То в интонации как будто Ахматова:
Здесь великие сны не снятся,
А в ночном сознанье теснятся
Лица полузабытых людей...
(«Здесь великие сны не снятся...»)
То Пастернак, который приходит на память особенно часто. И Д. Самойлов не хочет скрывать родства, напротив, подчеркивает его настолько, что иногда в пору оговориться — по мотивам:
Тебе всегда играть всерьез,
Пусть поневоле
Подбрасывает жизнь вразброс
Любые роли.
Хоть полстранички, хоть без слов,
Хоть в пантомиме —
Играть до сердца, до основ,
Играть во имя.
( «Актрисе»)
Это стихотворение случай особый, исключительный. Прямая стилизация, как будто нарочно подброшенная придирчивому критику с предложением схватить за руку: лови меня, лови. Впрочем, последние слова — почти цитата из другого самойловского стихотворения, имеющего непосредственное отношение к возможному спору:
Лихие, жесткие морозы,
Весь воздух звонок, словно лед.
Читатель ждет уж рифмы «розы»,
Но, кажется, напрасно ждет.
Напрасно ждать и дожидаться,
Притерпливаться, ожидать
Того, что звуки повторятся
И отзовутся в нас опять.
Повторов нет! Неповторимы
Ни мы, ни ты, ни я, ни он.
Неповторимы эти зимы И этот легкий, ковкий звон,
И нимб зари округ березы,
Как вкруг апостольской главы...
Читатель ждет уж рифмы «розы»?
Ну что ж, лови ее, лови!..
(«Мороз»)
«Повторов нет!» — таков тезис, опровергаемый стихом. Как много их, повторов, в этих строчках. Пушкин — его нельзя не узнать, он процитирован откровенно и хрестоматийно. Чуть глубже спрятан, но также легко узнаваем в последней строке Тютчев — его стихотворение о радуге, этом символе мгновенной красоты:
О, в этом радужном виденье
Какая нега для очей!
Оно дано нам на мгновенье,
Лови его — лови скорей!
(«Как неожиданно и ярко...»)
Тютчевым завершается это стихотворение, причем завершается так, что смысл припоминаемой цитаты указывает на изменчивость, неуловимость, а сам факт повтора, в котором заново открывается возможность пережить мгновение, утверждает вечность, непреходящую ценность однажды созданной или однажды пережитой красоты.

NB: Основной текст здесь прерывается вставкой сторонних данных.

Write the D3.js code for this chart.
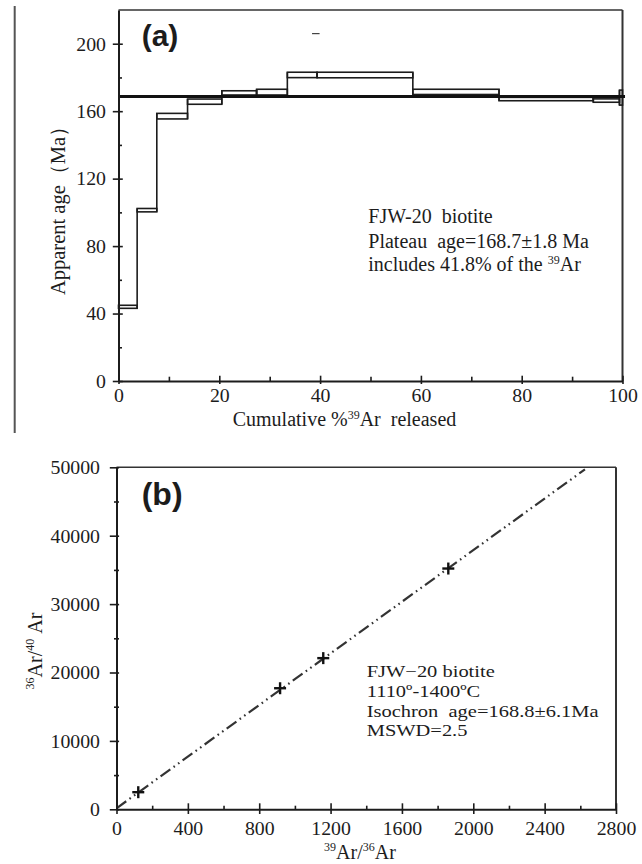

Надо сказать, что и начинается стихотворение с полуцитаты в первой же строке: «Лихие, жесткие морозы...» — а не так давно, но раньше, В. Соколовым написано стихотворение: «Сухие, чистые морозы...» Значит, еще не дойдя до слов: «Повторов нет...», Д. Самойлов опроверг себя, повторяя своего современника, но вновь знаменательно — он повторяет поэта, известного своей импрессионистичностью, талантом моментальных переживаний.
Получается, что с первой строки до последней автор сталкивает мгновенное и вечное, повтор и неповторимость. Наверное, не каждый читатель осознанно восстановит для себя ассоциативный ряд этого стихотворения, все его отсылки. Это и необязательно, на это едва ли рассчитывает поэт, который сам, трудно сказать сколь отчетливо, регистрирует в своей памяти каждое совпадение с предшественниками. Важно другое, что ни один внимательный читатель, почувствовавший манеру Д. Самойлова, знающий его отношения с традицией как языком поэзии, не попадается на лукаво подброшенное ему: «Повторов нет!» Есть, все повторим о, хотя и не буквально, а по закону изменчивости неизменного...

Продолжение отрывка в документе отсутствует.